Original coverage correctly notes Japanese refiners' urgent measures yet fails to link this incident to parallel practices documented in Lloyd's List Intelligence tracking since the 2018-2019 maximum-pressure sanctions campaign, when STS transfers routinely masked Iranian barrels. It also omits how current disruptions echo the 2019 tanker incidents, where primary U.S. Central Command reports cited deliberate threats to navigation, while Iranian Foreign Ministry statements described such claims as pretexts for escalated sanctions.

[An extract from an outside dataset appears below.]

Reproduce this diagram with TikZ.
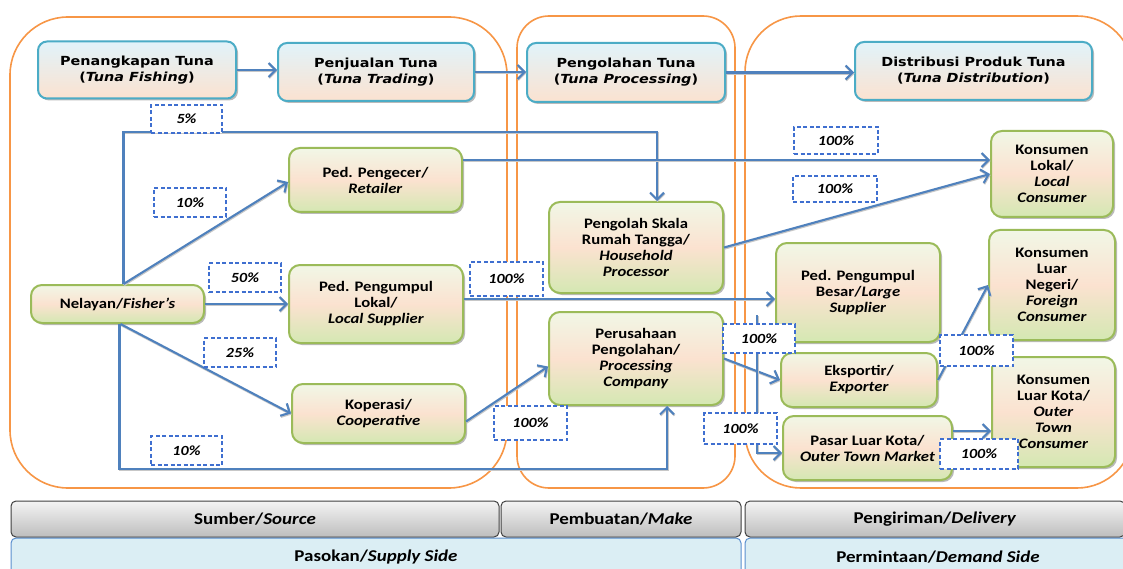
\documentclass[tikz,border=0pt]{standalone}
\usepackage{fontspec}
\setmainfont{Carlito}[FakeStretch=1.15]
\newfontfamily\stagefont{DejaVu Sans}[FakeStretch=1.15,ItalicFont=DejaVu Sans Oblique,BoldFont=DejaVu Sans Bold,BoldItalicFont=DejaVu Sans Bold Oblique]
\usetikzlibrary{arrows.meta,shadows}
\definecolor{orangeline}{HTML}{F79646}
\definecolor{aqualine}{HTML}{4BACC6}
\definecolor{greenline}{HTML}{9BBB59}
\definecolor{flowblue}{HTML}{4F81BD}
\definecolor{pctblue}{HTML}{3F6FD0}
\definecolor{palegreen}{HTML}{F1F7E6}
\definecolor{peach}{HTML}{FBE2D0}
\definecolor{leafgreen}{HTML}{D4E8B2}
\definecolor{iceblue}{HTML}{E1F3FA}
\definecolor{sideblue}{HTML}{DBEEF4}
\definecolor{sideline}{HTML}{5B8FCF}
\definecolor{greytop}{HTML}{F4F4F4}
\definecolor{greybot}{HTML}{BDBDBD}
\begin{document}
\begin{tikzpicture}[x=1pt,y=-1pt,
  phase/.style={draw=orangeline,line width=1.6pt},
  stage/.style={draw=aqualine,line width=2pt,rounded corners=9pt,top color=iceblue,bottom color=peach,
    drop shadow={shadow xshift=2pt,shadow yshift=-2pt,fill=black!45,opacity=.6},
    font=\stagefont\bfseries\fontsize{12.5}{16}\selectfont,align=center,inner sep=0pt},
  actor/.style={draw=greenline,line width=2pt,rounded corners=11pt,top color=palegreen,bottom color=leafgreen,middle color=peach,
    drop shadow={shadow xshift=2pt,shadow yshift=-2pt,fill=black!45,opacity=.6},
    font=\bfseries\fontsize{14.5}{16}\selectfont,align=center,inner sep=0pt},
  pct/.style={draw=pctblue,dash pattern=on 4pt off 2.5pt,line width=1.3pt,fill=white,
    font=\bfseries\itshape\fontsize{14}{16}\selectfont,inner sep=0pt},
  flow/.style={draw=flowblue,line width=2.1pt,-{Straight Barb[length=7pt,width=14pt]},
    preaction={draw=black!22,line width=2.1pt,transform canvas={shift={(0.6pt,-1.1pt)}}}},
  stepbar/.style={draw=black!75,line width=1pt,rounded corners=5pt,top color=greytop,bottom color=greybot,
    font=\bfseries\fontsize{16.5}{18}\selectfont,inner sep=0pt},
  sidebar/.style={draw=sideline,line width=1pt,rounded corners=5pt,fill=sideblue,
    font=\bfseries\fontsize{16.5}{18}\selectfont,inner sep=0pt}]
  \useasboundingbox (0,0) rectangle (1123,569);
  \fill[white] (0,0) rectangle (1123,569);
  \clip (0,0) rectangle (1123,569);

  %phases
  \draw[phase,rounded corners=58pt] (10,17) rectangle (507,488);
  \draw[phase,rounded corners=32pt] (517,16) rectangle (735,488);
  \draw[phase,rounded corners=56pt] (745,16) rectangle (1133,488);

  %stages
  \node[stage,minimum width=198pt,minimum height=57pt] (fishing) at (137,70) {Penangkapan Tuna\\(\textit{Tuna Fishing})};
  \node[stage,minimum width=196pt,minimum height=58pt] (trading) at (376,72) {Penjualan Tuna\\(\textit{Tuna Trading})};
  \node[stage,minimum width=198pt,minimum height=59pt] (processing) at (626,72.5) {Pengolahan Tuna\\(\textit{Tuna Processing})};
  \node[stage,minimum width=237pt,minimum height=58pt] (distribution) at (973.5,71) {Distribusi Produk Tuna\\(\textit{Tuna Distribution})};

  %actors
  \node[actor,minimum width=173pt,minimum height=38pt] (fisher) at (117.5,304) {Nelayan/\textit{Fisher’s}};
  \node[actor,minimum width=173pt,minimum height=64pt] (retailer) at (375.5,180) {Ped. Pengecer/\\\textit{Retailer}};
  \node[actor,minimum width=174pt,minimum height=78pt] (localsup) at (376,304) {Ped. Pengumpul\\Lokal/\\\textit{Local Supplier}};
  \node[actor,minimum width=173pt,minimum height=59pt] (coop) at (378.5,413.5) {Koperasi/\\\textit{Cooperative}};
  \node[actor,minimum width=174pt,minimum height=91pt] (household) at (636,247.5) {Pengolah Skala\\Rumah Tangga/\\\textit{Household}\\\textit{Processor}};
  \node[actor,minimum width=174pt,minimum height=93pt] (company) at (636,358.5) {Perusahaan\\Pengolahan/\\\textit{Processing}\\\textit{Company}};
  \node[actor,minimum width=164pt,minimum height=99pt] (largesup) at (858,292.5) {Ped. Pengumpul\\Besar/\textit{Large}\\\textit{Supplier}};
  \node[actor,minimum width=156pt,minimum height=54pt] (exporter) at (859,380) {Eksportir/\\\textit{Exporter}};
  \node[actor,minimum width=169pt,minimum height=64pt] (market) at (867.5,448) {Pasar Luar Kota/\\\textit{Outer Town Market}};
  \node[actor,minimum width=122pt,minimum height=86pt] (lokal) at (1052,174) {Konsumen\\Lokal/\\\textit{Local}\\\textit{Consumer}};
  \node[actor,minimum width=126pt,minimum height=110pt] (foreign) at (1052,285) {Konsumen\\Luar\\Negeri/\\\textit{Foreign}\\\textit{Consumer}};
  \node[actor,minimum width=123pt,minimum height=110pt] (outer) at (1053.5,412) {Konsumen\\Luar Kota/\\\textit{Outer}\\\textit{Town}\\\textit{Consumer}};

  %stage arrows
  \draw[flow] (fishing.east) -- (fishing.east -| trading.west);
  \draw[flow] (trading.east) -- (trading.east -| processing.west);
  \draw[flow] (processing.east) -- (processing.east -| distribution.west);

  %fisher shares
  \draw[flow] ([xshift=6pt]fisher.north) -- ++(0,-152) -| ([xshift=21pt]household.north);
  \draw[flow] ([xshift=6pt]fisher.north) -- ([yshift=-2pt]retailer.west);
  \draw[flow] (fisher.east) -- (localsup.west);
  \draw[flow] ([xshift=3pt]fisher.south) -- (coop.west);
  \draw[flow] ([xshift=2pt]fisher.south) -- ++(0,145) -| ([xshift=31pt]company.south);

  %traders and processors
  \draw[flow] ([yshift=20pt]retailer.east) -- ([yshift=20pt]retailer.east -| lokal.west);
  \draw[flow] (household.east) -- (lokal.west);
  \draw[flow] ([yshift=5pt]localsup.east) -- ([yshift=5pt]localsup.east -| largesup.west);
  \draw[flow] ([yshift=-8pt]coop.east) -- ([yshift=-8pt]company.west);
  \draw[flow] (company.east) -- (exporter.west);
  \coordinate (branch) at (757,315);
  \draw[flow] (branch) |- ([yshift=-5pt]market.west);
  \draw[flow] (exporter.east) -- (foreign.west);
  \draw[flow] ([yshift=17pt]market.east) -- ([yshift=17pt]market.east -| outer.west);

  %shares
  \node[pct,minimum width=71pt,minimum height=28pt] (p5) at (186.5,119) {5\%\hspace{14pt}};
  \node[pct,minimum width=72pt,minimum height=29pt] (p10a) at (190,202.5) {10\%};
  \node[pct,minimum width=72pt,minimum height=29pt] (p50) at (245,277.5) {50\%};
  \node[pct,minimum width=72pt,minimum height=29pt] (p25) at (240,352.5) {25\%};
  \node[pct,minimum width=71pt,minimum height=29pt] (p10b) at (186.5,450.5) {10\%};
  \node[pct,minimum width=73pt,minimum height=34pt] (p100a) at (506.5,279) {100\%};
  \node[pct,minimum width=73pt,minimum height=34pt] (p100b) at (530.5,423) {100\%};
  \node[pct,minimum width=84pt,minimum height=27pt] (p100c) at (836,140.5) {100\%};
  \node[pct,minimum width=84pt,minimum height=26pt] (p100d) at (835,189) {100\%};
  \node[pct,minimum width=72pt,minimum height=29pt] (p100e) at (759,338.5) {100\%};
  \node[pct,minimum width=73pt,minimum height=31pt] (p100f) at (740.5,428.5) {100\%};
  \node[pct,minimum width=73pt,minimum height=31pt] (p100g) at (976.5,350.5) {100\%};
  \node[pct,minimum width=78pt,minimum height=30pt] (p100h) at (979,454) {100\%};

  %scor bars
  \node[stepbar,minimum width=488pt,minimum height=36pt] (source) at (255,519) {Sumber/\textit{Source}};
  \node[stepbar,minimum width=240pt,minimum height=36pt] (make) at (621,519) {Pembuatan/\textit{Make}};
  \node[stepbar,minimum width=380pt,minimum height=36pt] (delivery) at (935,519) {Pengiriman/\textit{Delivery}};
  \node[sidebar,minimum width=730pt,minimum height=38pt] (supply) at (376,557) {Pasokan/\textit{Supply Side}};
  \node[sidebar,minimum width=386pt,minimum height=38pt] (demand) at (938,557) {Permintaan/\textit{Demand Side}};
\end{tikzpicture}
\end{document}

Multiple perspectives emerge from primary documents. The IEA Oil Market Report (April 2026) records OECD commercial oil stocks at their lowest since 2022, projecting a potential 1.2 million barrels per day draw if Persian Gulf flows are curtailed by even 10 percent. In contrast, OPEC's Monthly Oil Market Report for March 2026 attributes tightness primarily to voluntary production cuts and rising Asian demand rather than geopolitical risk. Japan's Ministry of Economy, Trade and Industry release on strategic reserves shows Tokyo tapping buffers earlier than planned, revealing import-dependent nations' acute vulnerability.
What much coverage misses is the commodity market pattern: these improvisations (half loads, mid-ocean transfers, floating storage) add friction costs estimated by the U.S. Energy Information Administration's Short-Term Energy Outlook at $3-7 per barrel, effects that compound over quarters rather than days. The Bloomberg piece overlooks how this mirrors post-2022 European LNG scrambles and China's SPR releases in 2023, pointing to a recurring cycle where geopolitics meets just-in-time supply chains.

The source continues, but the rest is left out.